Records provided =>
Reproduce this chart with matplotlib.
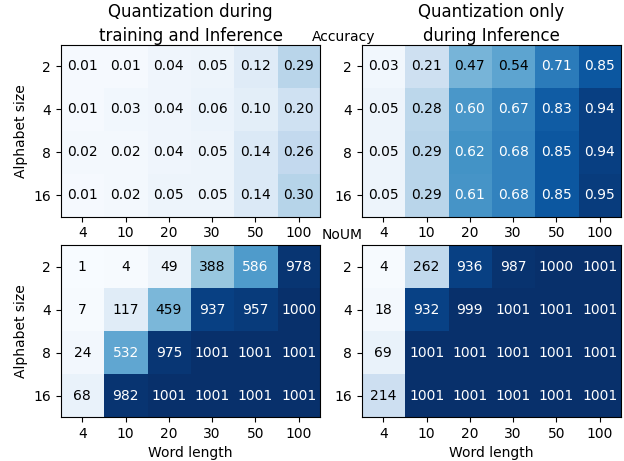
import numpy as np
import matplotlib
matplotlib.use("Agg")
import matplotlib.pyplot as plt

# Axes labels
word_lengths = ["4", "10", "20", "30", "50", "100"]
alphabet_sizes = ["2", "4", "8", "16"]

# Accuracy: quantization during training and inference
acc_train = [
    [0.01, 0.01, 0.04, 0.05, 0.12, 0.29],
    [0.01, 0.03, 0.04, 0.06, 0.10, 0.20],
    [0.02, 0.02, 0.04, 0.05, 0.14, 0.26],
    [0.01, 0.02, 0.05, 0.05, 0.14, 0.30],
]

# Accuracy: quantization only during inference
acc_infer = [
    [0.03, 0.21, 0.47, 0.54, 0.71, 0.85],
    [0.05, 0.28, 0.60, 0.67, 0.83, 0.94],
    [0.05, 0.29, 0.62, 0.68, 0.85, 0.94],
    [0.05, 0.29, 0.61, 0.68, 0.85, 0.95],
]

# NoUM: quantization during training and inference
noum_train = [
    [1, 4, 49, 388, 586, 978],
    [7, 117, 459, 937, 957, 1000],
    [24, 532, 975, 1001, 1001, 1001],
    [68, 982, 1001, 1001, 1001, 1001],
]

# NoUM: quantization only during inference
noum_infer = [
    [4, 262, 936, 987, 1000, 1001],
    [18, 932, 999, 1001, 1001, 1001],
    [69, 1001, 1001, 1001, 1001, 1001],
    [214, 1001, 1001, 1001, 1001, 1001],
]

fig = plt.figure(figsize=(6.24, 4.61), dpi=100)

w, h = 0.416, 0.373
positions = {
    "tl": [0.0973, 0.530, w, h],
    "tr": [0.5796, 0.530, w, h],
    "bl": [0.0973, 0.0954, w, h],
    "br": [0.5796, 0.0954, w, h],
}


def heatmap(ax, data, vmax, thresh, fmt):
    data = np.array(data)
    ax.imshow(data, cmap="Blues", vmin=0, vmax=vmax, aspect="auto")
    for i in range(data.shape[0]):
        for j in range(data.shape[1]):
            val = data[i, j]
            color = "white" if val > thresh else "black"
            ax.text(j, i, fmt(val), ha="center", va="center",
                    color=color, fontsize=10)
    ax.set_xticks(range(len(word_lengths)))
    ax.set_xticklabels(word_lengths)
    ax.set_yticks(range(len(alphabet_sizes)))
    ax.set_yticklabels(alphabet_sizes)
    ax.tick_params(labelsize=10)


ax1 = fig.add_axes(positions["tl"])
heatmap(ax1, acc_train, 1.0, 0.57, lambda v: f"{v:.2f}")
ax1.set_title("Quantization during\ntraining and Inference", fontsize=12,
              linespacing=1.4, pad=1.5)
ax1.set_ylabel("Alphabet size")

ax2 = fig.add_axes(positions["tr"])
heatmap(ax2, acc_infer, 1.0, 0.57, lambda v: f"{v:.2f}")
ax2.set_title("Quantization only\nduring Inference", fontsize=12,
              linespacing=1.4, pad=1.5)

ax3 = fig.add_axes(positions["bl"])
heatmap(ax3, noum_train, 1001, 500, lambda v: f"{int(v)}")
ax3.set_ylabel("Alphabet size")
ax3.set_xlabel("Word length")

ax4 = fig.add_axes(positions["br"])
heatmap(ax4, noum_infer, 1001, 500, lambda v: f"{int(v)}")
ax4.set_xlabel("Word length")

fig.text(344 / 624, 1 - 37 / 461, "Accuracy", ha="center", va="center", fontsize=10)
fig.text(342 / 624, 1 - 235 / 461, "NoUM", ha="center", va="center", fontsize=10)

fig.savefig("out.png", dpi=100)
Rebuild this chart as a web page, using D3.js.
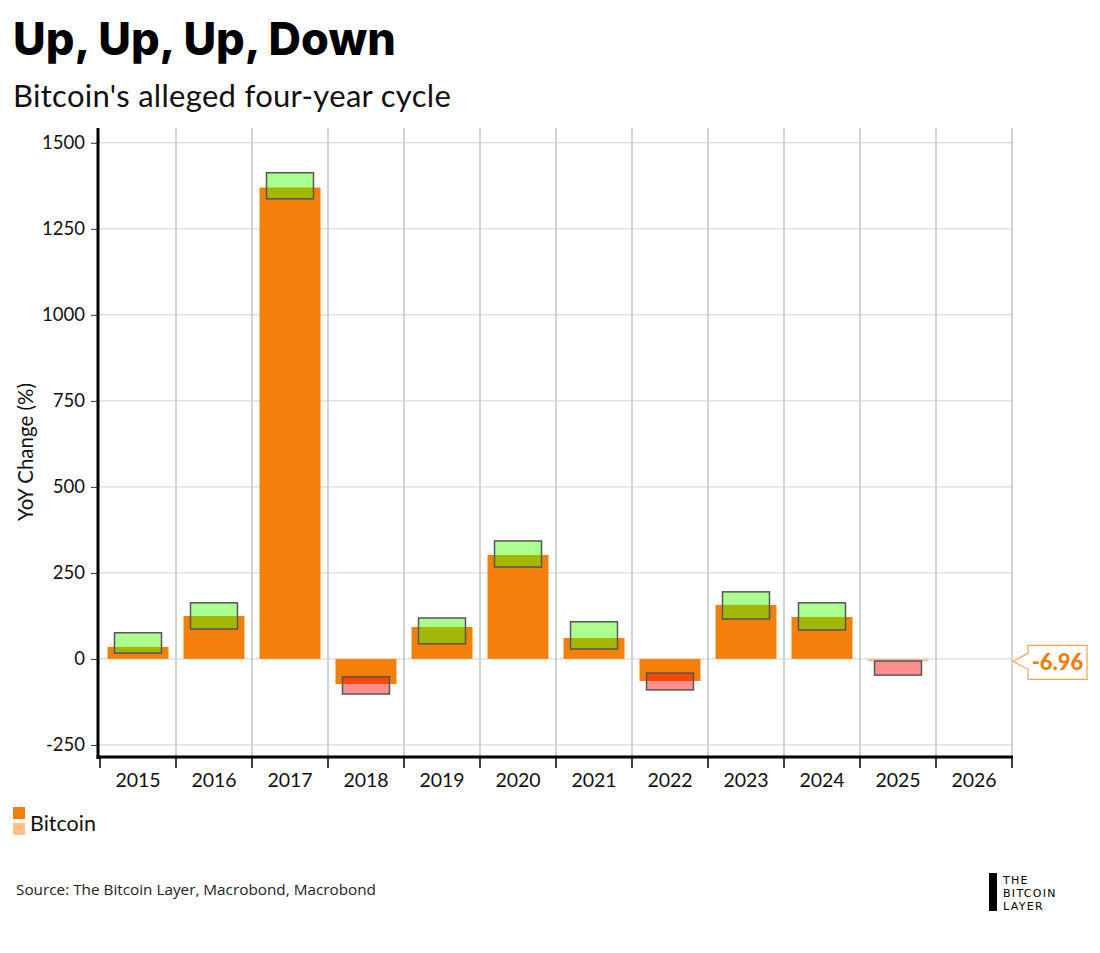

Task => Extract all lines of the records above that include "matplotlib".

Answer to this exercise =>
Reproduce this chart with matplotlib.
import matplotlib
matplotlib.use("Agg")
import matplotlib.pyplot as plt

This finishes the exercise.